→ TASK TO CARRY OUT
Skip every picture and transcribe the remaining material exactly.
▼▼▼
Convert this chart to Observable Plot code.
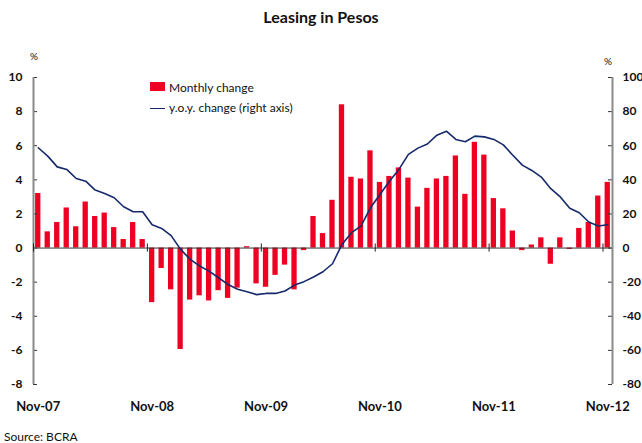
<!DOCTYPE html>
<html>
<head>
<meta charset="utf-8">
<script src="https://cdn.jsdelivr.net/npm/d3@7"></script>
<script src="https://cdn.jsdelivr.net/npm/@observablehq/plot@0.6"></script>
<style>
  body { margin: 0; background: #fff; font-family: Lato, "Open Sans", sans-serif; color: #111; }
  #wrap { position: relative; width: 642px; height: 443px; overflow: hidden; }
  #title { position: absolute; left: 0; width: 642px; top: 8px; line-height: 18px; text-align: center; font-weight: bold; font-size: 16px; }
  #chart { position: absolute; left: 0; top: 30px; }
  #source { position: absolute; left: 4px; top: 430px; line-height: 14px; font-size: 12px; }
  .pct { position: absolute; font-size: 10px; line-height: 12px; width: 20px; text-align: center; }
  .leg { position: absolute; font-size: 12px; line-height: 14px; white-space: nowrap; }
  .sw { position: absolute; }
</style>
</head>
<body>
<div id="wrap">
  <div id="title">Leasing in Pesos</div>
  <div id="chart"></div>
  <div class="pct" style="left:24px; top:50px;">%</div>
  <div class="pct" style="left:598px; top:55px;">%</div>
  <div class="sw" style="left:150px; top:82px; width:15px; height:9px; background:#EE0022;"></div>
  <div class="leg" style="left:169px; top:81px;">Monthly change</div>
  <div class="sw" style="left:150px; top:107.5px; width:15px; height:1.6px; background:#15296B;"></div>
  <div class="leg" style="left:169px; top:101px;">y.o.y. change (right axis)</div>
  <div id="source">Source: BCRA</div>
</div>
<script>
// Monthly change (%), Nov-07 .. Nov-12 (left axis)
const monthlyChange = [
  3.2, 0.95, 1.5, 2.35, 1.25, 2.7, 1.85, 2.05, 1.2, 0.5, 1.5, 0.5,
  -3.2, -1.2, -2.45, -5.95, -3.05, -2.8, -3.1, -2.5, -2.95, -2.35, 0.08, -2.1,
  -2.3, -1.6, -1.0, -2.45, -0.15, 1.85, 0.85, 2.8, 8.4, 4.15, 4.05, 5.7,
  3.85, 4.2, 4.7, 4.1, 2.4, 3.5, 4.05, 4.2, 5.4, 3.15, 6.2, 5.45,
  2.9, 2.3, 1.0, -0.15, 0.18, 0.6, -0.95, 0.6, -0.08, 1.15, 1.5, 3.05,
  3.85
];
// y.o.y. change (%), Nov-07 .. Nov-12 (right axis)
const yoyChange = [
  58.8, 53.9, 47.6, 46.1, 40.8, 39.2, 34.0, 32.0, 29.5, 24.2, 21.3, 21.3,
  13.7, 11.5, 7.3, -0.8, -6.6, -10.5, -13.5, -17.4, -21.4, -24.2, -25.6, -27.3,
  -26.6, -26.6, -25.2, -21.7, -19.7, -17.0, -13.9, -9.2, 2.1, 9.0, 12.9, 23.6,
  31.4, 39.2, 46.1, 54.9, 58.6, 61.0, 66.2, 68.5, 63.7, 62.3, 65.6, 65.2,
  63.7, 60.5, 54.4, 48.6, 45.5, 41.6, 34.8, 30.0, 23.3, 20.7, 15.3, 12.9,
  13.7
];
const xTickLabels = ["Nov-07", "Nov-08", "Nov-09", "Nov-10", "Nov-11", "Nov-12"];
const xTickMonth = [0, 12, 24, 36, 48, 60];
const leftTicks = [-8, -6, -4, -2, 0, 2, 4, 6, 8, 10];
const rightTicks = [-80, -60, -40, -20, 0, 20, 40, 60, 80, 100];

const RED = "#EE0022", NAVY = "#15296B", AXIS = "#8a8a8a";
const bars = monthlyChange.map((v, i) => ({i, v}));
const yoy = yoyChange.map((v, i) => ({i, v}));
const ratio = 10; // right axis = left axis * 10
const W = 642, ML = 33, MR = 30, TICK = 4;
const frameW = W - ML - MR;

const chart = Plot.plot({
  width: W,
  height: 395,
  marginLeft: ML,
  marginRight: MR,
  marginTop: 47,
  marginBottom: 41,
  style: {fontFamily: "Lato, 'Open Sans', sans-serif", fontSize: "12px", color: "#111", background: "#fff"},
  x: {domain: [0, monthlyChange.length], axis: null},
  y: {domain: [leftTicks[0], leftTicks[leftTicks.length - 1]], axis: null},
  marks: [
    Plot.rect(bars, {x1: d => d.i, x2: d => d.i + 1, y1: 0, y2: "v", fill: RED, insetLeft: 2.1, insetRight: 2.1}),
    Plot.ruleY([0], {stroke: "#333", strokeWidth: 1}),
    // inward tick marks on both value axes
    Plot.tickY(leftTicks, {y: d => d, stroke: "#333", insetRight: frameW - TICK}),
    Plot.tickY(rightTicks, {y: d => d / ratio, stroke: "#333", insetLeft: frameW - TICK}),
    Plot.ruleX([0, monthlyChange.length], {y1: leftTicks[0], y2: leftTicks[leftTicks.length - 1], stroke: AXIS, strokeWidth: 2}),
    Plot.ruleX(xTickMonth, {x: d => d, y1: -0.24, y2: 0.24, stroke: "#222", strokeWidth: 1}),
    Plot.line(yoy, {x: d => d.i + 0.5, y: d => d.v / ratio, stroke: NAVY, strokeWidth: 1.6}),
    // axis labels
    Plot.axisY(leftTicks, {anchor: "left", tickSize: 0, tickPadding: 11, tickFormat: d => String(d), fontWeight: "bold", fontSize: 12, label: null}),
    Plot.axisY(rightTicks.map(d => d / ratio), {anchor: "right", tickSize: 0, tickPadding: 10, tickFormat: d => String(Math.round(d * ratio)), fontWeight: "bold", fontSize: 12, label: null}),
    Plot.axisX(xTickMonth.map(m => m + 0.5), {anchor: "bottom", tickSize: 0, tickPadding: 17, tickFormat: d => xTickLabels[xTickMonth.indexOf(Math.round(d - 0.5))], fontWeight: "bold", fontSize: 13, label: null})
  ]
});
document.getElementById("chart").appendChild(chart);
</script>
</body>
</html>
▲▲▲
→ RESULT OF THIS EXERCISE
Convert this chart to Observable Plot code.
<!DOCTYPE html>
<html>
<head>
<meta charset="utf-8">
<script src="https://cdn.jsdelivr.net/npm/d3@7"></script>
<script src="https://cdn.jsdelivr.net/npm/@observablehq/plot@0.6"></script>
<style>
  body { margin: 0; background: #fff; font-family: Lato, "Open Sans", sans-serif; color: #111; }
  #wrap { position: relative; width: 642px; height: 443px; overflow: hidden; }
  #title { position: absolute; left: 0; width: 642px; top: 8px; line-height: 18px; text-align: center; font-weight: bold; font-size: 16px; }
  #chart { position: absolute; left: 0; top: 30px; }
  #source { position: absolute; left: 4px; top: 430px; line-height: 14px; font-size: 12px; }
  .pct { position: absolute; font-size: 10px; line-height: 12px; width: 20px; text-align: center; }
  .leg { position: absolute; font-size: 12px; line-height: 14px; white-space: nowrap; }
  .sw { position: absolute; }
</style>
</head>
<body>
<div id="wrap">
  <div id="title">Leasing in Pesos</div>
  <div id="chart"></div>
  <div class="pct" style="left:24px; top:50px;">%</div>
  <div class="pct" style="left:598px; top:55px;">%</div>
  <div class="sw" style="left:150px; top:82px; width:15px; height:9px; background:#EE0022;"></div>
  <div class="leg" style="left:169px; top:81px;">Monthly change</div>
  <div class="sw" style="left:150px; top:107.5px; width:15px; height:1.6px; background:#15296B;"></div>
  <div class="leg" style="left:169px; top:101px;">y.o.y. change (right axis)</div>
  <div id="source">Source: BCRA</div>
</div>
<script>
// Monthly change (%), Nov-07 .. Nov-12 (left axis)
const monthlyChange = [
  3.2, 0.95, 1.5, 2.35, 1.25, 2.7, 1.85, 2.05, 1.2, 0.5, 1.5, 0.5,
  -3.2, -1.2, -2.45, -5.95, -3.05, -2.8, -3.1, -2.5, -2.95, -2.35, 0.08, -2.1,
  -2.3, -1.6, -1.0, -2.45, -0.15, 1.85, 0.85, 2.8, 8.4, 4.15, 4.05, 5.7,
  3.85, 4.2, 4.7, 4.1, 2.4, 3.5, 4.05, 4.2, 5.4, 3.15, 6.2, 5.45,
  2.9, 2.3, 1.0, -0.15, 0.18, 0.6, -0.95, 0.6, -0.08, 1.15, 1.5, 3.05,
  3.85
];
// y.o.y. change (%), Nov-07 .. Nov-12 (right axis)
const yoyChange = [
  58.8, 53.9, 47.6, 46.1, 40.8, 39.2, 34.0, 32.0, 29.5, 24.2, 21.3, 21.3,
  13.7, 11.5, 7.3, -0.8, -6.6, -10.5, -13.5, -17.4, -21.4, -24.2, -25.6, -27.3,
  -26.6, -26.6, -25.2, -21.7, -19.7, -17.0, -13.9, -9.2, 2.1, 9.0, 12.9, 23.6,
  31.4, 39.2, 46.1, 54.9, 58.6, 61.0, 66.2, 68.5, 63.7, 62.3, 65.6, 65.2,
  63.7, 60.5, 54.4, 48.6, 45.5, 41.6, 34.8, 30.0, 23.3, 20.7, 15.3, 12.9,
  13.7
];
const xTickLabels = ["Nov-07", "Nov-08", "Nov-09", "Nov-10", "Nov-11", "Nov-12"];
const xTickMonth = [0, 12, 24, 36, 48, 60];
const leftTicks = [-8, -6, -4, -2, 0, 2, 4, 6, 8, 10];
const rightTicks = [-80, -60, -40, -20, 0, 20, 40, 60, 80, 100];

const RED = "#EE0022", NAVY = "#15296B", AXIS = "#8a8a8a";
const bars = monthlyChange.map((v, i) => ({i, v}));
const yoy = yoyChange.map((v, i) => ({i, v}));
const ratio = 10; // right axis = left axis * 10
const W = 642, ML = 33, MR = 30, TICK = 4;
const frameW = W - ML - MR;

const chart = Plot.plot({
  width: W,
  height: 395,
  marginLeft: ML,
  marginRight: MR,
  marginTop: 47,
  marginBottom: 41,
  style: {fontFamily: "Lato, 'Open Sans', sans-serif", fontSize: "12px", color: "#111", background: "#fff"},
  x: {domain: [0, monthlyChange.length], axis: null},
  y: {domain: [leftTicks[0], leftTicks[leftTicks.length - 1]], axis: null},
  marks: [
    Plot.rect(bars, {x1: d => d.i, x2: d => d.i + 1, y1: 0, y2: "v", fill: RED, insetLeft: 2.1, insetRight: 2.1}),
    Plot.ruleY([0], {stroke: "#333", strokeWidth: 1}),
    // inward tick marks on both value axes
    Plot.tickY(leftTicks, {y: d => d, stroke: "#333", insetRight: frameW - TICK}),
    Plot.tickY(rightTicks, {y: d => d / ratio, stroke: "#333", insetLeft: frameW - TICK}),
    Plot.ruleX([0, monthlyChange.length], {y1: leftTicks[0], y2: leftTicks[leftTicks.length - 1], stroke: AXIS, strokeWidth: 2}),
    Plot.ruleX(xTickMonth, {x: d => d, y1: -0.24, y2: 0.24, stroke: "#222", strokeWidth: 1}),
    Plot.line(yoy, {x: d => d.i + 0.5, y: d => d.v / ratio, stroke: NAVY, strokeWidth: 1.6}),
    // axis labels
    Plot.axisY(leftTicks, {anchor: "left", tickSize: 0, tickPadding: 11, tickFormat: d => String(d), fontWeight: "bold", fontSize: 12, label: null}),
    Plot.axisY(rightTicks.map(d => d / ratio), {anchor: "right", tickSize: 0, tickPadding: 10, tickFormat: d => String(Math.round(d * ratio)), fontWeight: "bold", fontSize: 12, label: null}),
    Plot.axisX(xTickMonth.map(m => m + 0.5), {anchor: "bottom", tickSize: 0, tickPadding: 17, tickFormat: d => xTickLabels[xTickMonth.indexOf(Math.round(d - 0.5))], fontWeight: "bold", fontSize: 13, label: null})
  ]
});
document.getElementById("chart").appendChild(chart);
</script>
</body>
</html>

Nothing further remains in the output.